(Collected data entries)

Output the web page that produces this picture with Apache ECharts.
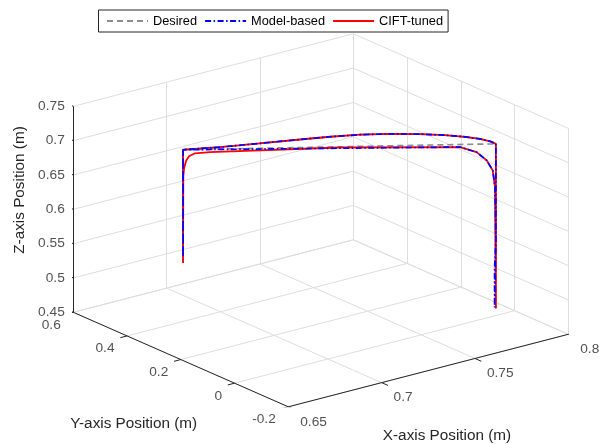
<!DOCTYPE html>
<html><head><meta charset="utf-8">
<script src="https://cdn.jsdelivr.net/npm/echarts@6/dist/echarts.min.js"></script>
<style>html,body{margin:0;padding:0;background:#fff}#c{width:599px;height:444px}</style>
</head><body><div id="c"></div>
<script>
// ---- axes ----
const X_RANGE = [0.65, 0.8];
const Y_RANGE = [-0.2, 0.6];
const Z_RANGE = [0.45, 0.75];
const X_TICKS = [0.65, 0.7, 0.75, 0.8];
const X_LABELS = ['0.65', '0.7', '0.75', '0.8'];
const Y_TICKS = [-0.2, 0, 0.2, 0.4, 0.6];
const Y_LABELS = ['-0.2', '0', '0.2', '0.4', '0.6'];
const Z_TICKS = [0.45, 0.5, 0.55, 0.6, 0.65, 0.7, 0.75];
const Z_LABELS = ['0.45', '0.5', '0.55', '0.6', '0.65', '0.7', '0.75'];
const SERIES_NAMES = ['Desired', 'Model-based', 'CIFT-tuned'];

// ---- trajectories (x, y, z in m) ----
const desiredX = [0.68, 0.68, 0.6945, 0.7109, 0.7273, 0.7395, 0.7512, 0.7620, 0.7719, 0.7795, 0.7850, 0.7884, 0.7900, 0.79, 0.79, 0.79, 0.68, 0.68];
const desiredY = [0.40, 0.40, 0.3630, 0.3282, 0.2934, 0.2666, 0.2361, 0.1992, 0.1565, 0.1164, 0.0801, 0.0480, 0.0218, 0.00, 0.00, 0.00, 0.40, 0.40];
const desiredZ = [0.535, 0.70, 0.70, 0.70, 0.70, 0.70, 0.70, 0.70, 0.70, 0.70, 0.70, 0.70, 0.70, 0.70, 0.46, 0.70, 0.70, 0.535];

const modelX = [0.68, 0.68, 0.6945, 0.7109, 0.7273, 0.7395, 0.7512, 0.7620, 0.7719, 0.7795, 0.7850, 0.7884, 0.7900, 0.79, 0.79, 0.7893, 0.7893, 0.79, 0.7897, 0.7889, 0.7868, 0.7832, 0.7774, 0.68, 0.68];
const modelY = [0.40, 0.40, 0.3630, 0.3282, 0.2934, 0.2666, 0.2361, 0.1992, 0.1565, 0.1164, 0.0801, 0.0480, 0.0218, 0.00, 0.00, 0.00, 0.00, 0.00, 0.0012, 0.0041, 0.0118, 0.0246, 0.0459, 0.40, 0.40];
const modelZ = [0.545, 0.70, 0.70, 0.70, 0.70, 0.70, 0.70, 0.70, 0.70, 0.70, 0.70, 0.70, 0.70, 0.70, 0.56, 0.52, 0.462, 0.56, 0.637, 0.6614, 0.6761, 0.6885, 0.6963, 0.70, 0.545];

const ciftX = [0.68, 0.68, 0.6945, 0.7109, 0.7273, 0.7395, 0.7512, 0.7620, 0.7719, 0.7795, 0.7850, 0.7884, 0.7900, 0.79, 0.79, 0.7897, 0.7889, 0.7868, 0.7832, 0.7774, 0.7350, 0.6895, 0.6842, 0.6821, 0.6811, 0.6804, 0.6801, 0.68];
const ciftY = [0.40, 0.40, 0.3630, 0.3282, 0.2934, 0.2666, 0.2361, 0.1992, 0.1565, 0.1164, 0.0801, 0.0480, 0.0218, 0.00, 0.00, 0.0012, 0.0041, 0.0118, 0.0246, 0.0459, 0.2000, 0.3655, 0.3847, 0.3923, 0.3962, 0.3987, 0.3998, 0.40];
const ciftZ = [0.535, 0.70, 0.70, 0.70, 0.70, 0.70, 0.70, 0.70, 0.70, 0.70, 0.70, 0.70, 0.70, 0.70, 0.461, 0.637, 0.6614, 0.6761, 0.6885, 0.6963, 0.699, 0.6958, 0.6945, 0.6903, 0.6839, 0.6738, 0.6607, 0.535];

// ---- view (orthographic projection of the normalised plot box) ----
const VIEW = { x: [280, 72.5], y: [-215, 94.5], z: [0, 206] };
const SCREEN_X = [-215, 280], SCREEN_Y = [0, 373];

function proj(x, y, z) {
  const nx = (x - X_RANGE[0]) / (X_RANGE[1] - X_RANGE[0]);
  const ny = (y - Y_RANGE[0]) / (Y_RANGE[1] - Y_RANGE[0]);
  const nz = (z - Z_RANGE[0]) / (Z_RANGE[1] - Z_RANGE[0]);
  return [VIEW.x[0] * nx + VIEW.y[0] * ny + VIEW.z[0] * nz,
          VIEW.x[1] * nx + VIEW.y[1] * ny + VIEW.z[1] * nz];
}
function path(xs, ys, zs) { return xs.map((v, i) => proj(v, ys[i], zs[i])); }
function unit(v, s) { const l = Math.hypot(v[0], v[1]); return [v[0] / l * s, v[1] / l * s]; }

// grid lines on the three back planes
const gridSegs = [];
const [x0, x1] = X_RANGE, [y0, y1] = Y_RANGE, [z0, z1] = Z_RANGE;
X_TICKS.forEach(t => { gridSegs.push([proj(t, y0, z0), proj(t, y1, z0)]); gridSegs.push([proj(t, y1, z0), proj(t, y1, z1)]); });
Y_TICKS.forEach(t => { gridSegs.push([proj(x0, t, z0), proj(x1, t, z0)]); gridSegs.push([proj(x1, t, z0), proj(x1, t, z1)]); });
Z_TICKS.forEach(t => { gridSegs.push([proj(x0, y1, t), proj(x1, y1, t)]); gridSegs.push([proj(x1, y0, t), proj(x1, y1, t)]); });

// axis lines and ticks
const axisSegs = [
  [proj(x0, y0, z0), proj(x0, y1, z0)],
  [proj(x0, y0, z0), proj(x1, y0, z0)],
  [proj(x0, y1, z0), proj(x0, y1, z1)]
];
const tz = unit(VIEW.y, 5.5), ty = unit([-VIEW.x[0], -VIEW.x[1]], 7), tx = unit([-VIEW.y[0], -VIEW.y[1]], 7);
const xTickPts = X_TICKS.map(t => proj(t, y0, z0));
const yTickPts = Y_TICKS.map(t => proj(x0, t, z0));
const zTickPts = Z_TICKS.map(t => proj(x0, y1, t));
xTickPts.forEach(p => axisSegs.push([p, [p[0] + tx[0], p[1] + tx[1]]]));
yTickPts.forEach(p => axisSegs.push([p, [p[0] + ty[0], p[1] + ty[1]]]));
zTickPts.forEach(p => axisSegs.push([p, [p[0] + tz[0], p[1] + tz[1]]]));

const FONT = 'Liberation Sans, Arial, Helvetica, sans-serif';
const AX = '#262626';
function tickLabels(pts, labels, align, offset) {
  return {
    type: 'scatter', data: pts, symbol: 'circle', symbolSize: 0.1, silent: true, z: 6,
    itemStyle: { color: 'rgba(0,0,0,0)' },
    label: { show: true, position: [0, 0], align: align, verticalAlign: 'middle', offset: offset,
      formatter: p => labels[p.dataIndex], color: AX, fontFamily: FONT, fontSize: 13.7 }
  };
}

const chart = echarts.init(document.getElementById('c'), null, { renderer: 'canvas' });
chart.setOption({
  animation: false,
  backgroundColor: '#fff',
  grid: { left: 73.3, top: 33.8, width: 495, height: 373 },
  xAxis: { type: 'value', min: SCREEN_X[0], max: SCREEN_X[1], show: false },
  yAxis: { type: 'value', min: SCREEN_Y[0], max: SCREEN_Y[1], show: false },
  legend: {
    data: SERIES_NAMES, left: 98.5, top: 10, orient: 'horizontal', selectedMode: false,
    itemWidth: 41, itemHeight: 10, itemGap: 7, padding: [4, 5, 4, 7.5],
    borderColor: AX, borderWidth: 1, borderRadius: 0, backgroundColor: '#fff',
    itemStyle: { opacity: 0 },
    textStyle: { fontFamily: FONT, fontSize: 12.8, color: '#000', lineHeight: 14 }
  },
  graphic: [
    { type: 'text', x: 20, y: 190, rotation: Math.PI / 2, style: { text: 'Z-axis Position (m)', fill: AX, font: '15.3px ' + FONT, align: 'center', verticalAlign: 'middle' } },
    { type: 'text', x: 133.7, y: 424, style: { text: 'Y-axis Position (m)', fill: AX, font: '15.3px ' + FONT, align: 'center', verticalAlign: 'middle' } },
    { type: 'text', x: 447, y: 436, style: { text: 'X-axis Position (m)', fill: AX, font: '15.3px ' + FONT, align: 'center', verticalAlign: 'middle' } }
  ],
  series: [
    { type: 'lines', coordinateSystem: 'cartesian2d', silent: true, z: 1,
      data: gridSegs.map(c => ({ coords: c })), lineStyle: { color: '#dedede', width: 1, opacity: 1 } },
    { type: 'lines', coordinateSystem: 'cartesian2d', silent: true, z: 2,
      data: axisSegs.map(c => ({ coords: c })), lineStyle: { color: AX, width: 1, opacity: 1 } },
    tickLabels(xTickPts, X_LABELS, 'left', [12, 15]),
    tickLabels(yTickPts, Y_LABELS, 'right', [-12.5, 12.8]),
    tickLabels(zTickPts, Z_LABELS, 'right', [-8.5, 0]),
    { name: SERIES_NAMES[0], type: 'line', data: path(desiredX, desiredY, desiredZ), symbol: 'none', clip: false, silent: true, z: 3,
      color: '#8c8c8c', lineStyle: { color: '#8c8c8c', width: 1.7, type: [6, 4] } },
    { name: SERIES_NAMES[1], type: 'line', data: path(modelX, modelY, modelZ), symbol: 'none', clip: false, silent: true, z: 5,
      color: '#0000ff', lineStyle: { color: '#0000ff', width: 1.7, type: [6, 2.5, 1.5, 2.5] } },
    { name: SERIES_NAMES[2], type: 'line', data: path(ciftX, ciftY, ciftZ), symbol: 'none', clip: false, silent: true, z: 4,
      color: '#ff0000', lineStyle: { color: '#ff0000', width: 1.8 } }
  ]
});
</script></body></html>
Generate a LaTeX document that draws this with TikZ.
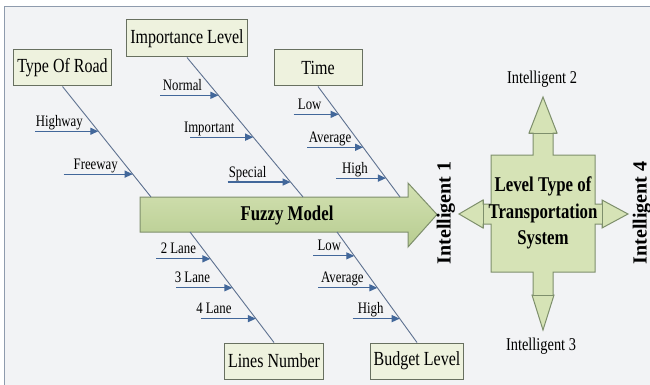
\documentclass[tikz,border=0pt]{standalone}
\usepackage{fontspec}
\setmainfont{Liberation Serif}
\usepackage{graphicx}
\usepackage{tikz}
\usetikzlibrary{arrows.meta,calc}

\newcommand{\narrow}[1]{\scalebox{0.8}[1]{#1}}

\definecolor{bgcol}{HTML}{F2F3F5}
\definecolor{framecol}{HTML}{8E9BAD}
\definecolor{boxfill}{HTML}{EEF2DE}
\definecolor{boxline}{HTML}{687060}
\definecolor{armfill}{HTML}{D6E3B6}
\definecolor{armline}{HTML}{7E8F6C}
\definecolor{fuzzytop}{HTML}{D3E1B2}
\definecolor{fuzzybot}{HTML}{B7CC90}
\definecolor{twigcol}{HTML}{42679A}
\definecolor{spinecol}{HTML}{5E7190}

\begin{document}
\begin{tikzpicture}[x=1pt,y=-1pt,
    cat/.style={draw=boxline,fill=boxfill,line width=1pt,minimum height=36pt,
        inner xsep=3.5pt,inner ysep=0pt,font=\fontsize{20}{24}\selectfont},
    lbl/.style={anchor=base,inner sep=0pt,font=\fontsize{16}{19}\selectfont},
    spine/.style={draw=spinecol,line width=0.9pt},
    twig/.style={draw=twigcol,line width=1.2pt,-{Triangle[length=8pt,width=7pt]}},
    intl/.style={inner sep=0pt,font=\fontsize{18}{22}\selectfont},
    introt/.style={inner sep=0pt,rotate=90,font=\bfseries\fontsize{20}{24}\selectfont}]

            \useasboundingbox (0,0) rectangle (650,385);
            \fill[bgcol] (4,6.5) rectangle (650,385);
            \draw[framecol,line width=1pt] (4,385) -- (4,6.5) -- (650,6.5);

            % fuzzy model arrow
            \path[draw=armline,line width=1pt,top color=fuzzytop,bottom color=fuzzybot]
                (140,197) -- (408,197) -- (408,183) -- (437,214.5) -- (408,247)
                -- (408,232) -- (140,232) -- cycle;
            \node[font=\bfseries\fontsize{21}{25}\selectfont] (fuzzy) at (287,215) {\narrow{Fuzzy Model}};
            \coordinate (r1) at (151,197);
            \coordinate (i1) at (303,197);
            \coordinate (t1) at (400,197);
            \coordinate (l1) at (190,232);
            \coordinate (b1) at (337,232);

            % level type cross
            \path[draw=armline,line width=1pt,fill=armfill]
                (491,155) -- (533,155) -- (533,133) -- (529,133) -- (543,97) -- (557,133)
                -- (553,133) -- (553,155) -- (595,155) -- (595,204) -- (602,204) -- (602,200)
                -- (628,214) -- (602,228) -- (602,224) -- (595,224) -- (595,272) -- (553,272)
                -- (553,295) -- (554,295) -- (543,330) -- (532,295) -- (533,295) -- (533,272)
                -- (491,272) -- (491,224) -- (483,224) -- (483,228) -- (459,214) -- (483,200)
                -- (483,204) -- (491,204) -- cycle;
            \draw[armline,line width=1pt] (529,133) -- (557,133) (532,295) -- (554,295)
                (483,200) -- (483,228) (602,200) -- (602,228);
            \node[font=\bfseries\fontsize{21}{26.5}\selectfont] (level) at (543,213)
                {\narrow{\begin{tabular}{@{}c@{}}Level Type of\\Transportation\\System\end{tabular}}};

            \node[intl] (int2) at (542,79) {\narrow{Intelligent 2}};
            \node[intl] (int3) at (541,346) {\narrow{Intelligent 3}};
            \node[introt] (int1) at (446,213) {Intelligent 1};
            \node[introt] (int4) at (642,213) {Intelligent 4};

            \begin{scope}[every node/.style={cat}]
                \node (road) at (62.5,68) {\narrow{Type Of Road}};
                \node[minimum height=37pt] (imp) at (187,38.5) {\narrow{Importance Level}};
                \node[minimum width=88pt] (time) at (318,68) {\narrow{Time}};
                \node (lines) at (274,361) {\narrow{Lines Number}};
                \node[minimum width=88pt] (budget) at (417,361) {\narrow{Budget Level}};
            \end{scope}

            \begin{scope}
                \path[spine] (road.south) -- (r1);
                \path[spine] (imp.south) -- (i1);
                \path[spine] (time.south) -- (t1);
                \path[spine] (l1) -- (lines.north);
                \path[spine] (b1) -- (budget.north);
            \end{scope}

            % cause arrows on each bone
            \foreach \t/\len/\dx/\txt [count=\i] in {0.405/63/-39/Highway,0.793/69/-37/Freeway} {
                \coordinate (road\i) at ($(road.south)!\t!(r1)$);
                \draw[twig] ([xshift=-\len pt]road\i) -- (road\i);
                \node[lbl] (roadlbl\i) at ([xshift=\dx pt,yshift=5pt]road\i) {\narrow{\txt}};
            }
            \foreach \t/\len/\dx/\txt [count=\i] in {0.271/58/-36/Normal,0.571/63/-44/Important,0.893/63/-43/Special} {
                \coordinate (imp\i) at ($(imp.south)!\t!(i1)$);
                \draw[twig] ([xshift=-\len pt]imp\i) -- (imp\i);
                \node[lbl] (implbl\i) at ([xshift=\dx pt,yshift=5pt]imp\i) {\narrow{\txt}};
            }
            \foreach \t/\len/\dx/\txt [count=\i] in {0.252/45/-29/Low,0.55/56/-33/Average,0.829/50/-31/High} {
                \coordinate (time\i) at ($(time.south)!\t!(t1)$);
                \draw[twig] ([xshift=-\len pt]time\i) -- (time\i);
                \node[lbl] (timelbl\i) at ([xshift=\dx pt,yshift=5pt]time\i) {\narrow{\txt}};
            }
            \foreach \t/\len/\dx/\txt [count=\i] in {0.243/54/-32/2 Lane,0.505/56/-40/3 Lane,0.784/55/-42/4 Lane} {
                \coordinate (lines\i) at ($(l1)!\t!(lines.north)$);
                \draw[twig] ([xshift=-\len pt]lines\i) -- (lines\i);
                \node[lbl] (lineslbl\i) at ([xshift=\dx pt,yshift=5pt]lines\i) {\narrow{\txt}};
            }
            \foreach \t/\len/\dx/\txt [count=\i] in {0.216/41/-25/Low,0.505/59/-35/Average,0.784/47/-29/High} {
                \coordinate (budget\i) at ($(b1)!\t!(budget.north)$);
                \draw[twig] ([xshift=-\len pt]budget\i) -- (budget\i);
                \node[lbl] (budgetlbl\i) at ([xshift=\dx pt,yshift=5pt]budget\i) {\narrow{\txt}};
            }
\end{tikzpicture}
\end{document}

| Task prompt |
Which lines hold the string "that"? Copy all of them from the data above.

| Result for this task |
Output the web page that produces this picture with Apache ECharts.
Generate a LaTeX document that draws this with TikZ.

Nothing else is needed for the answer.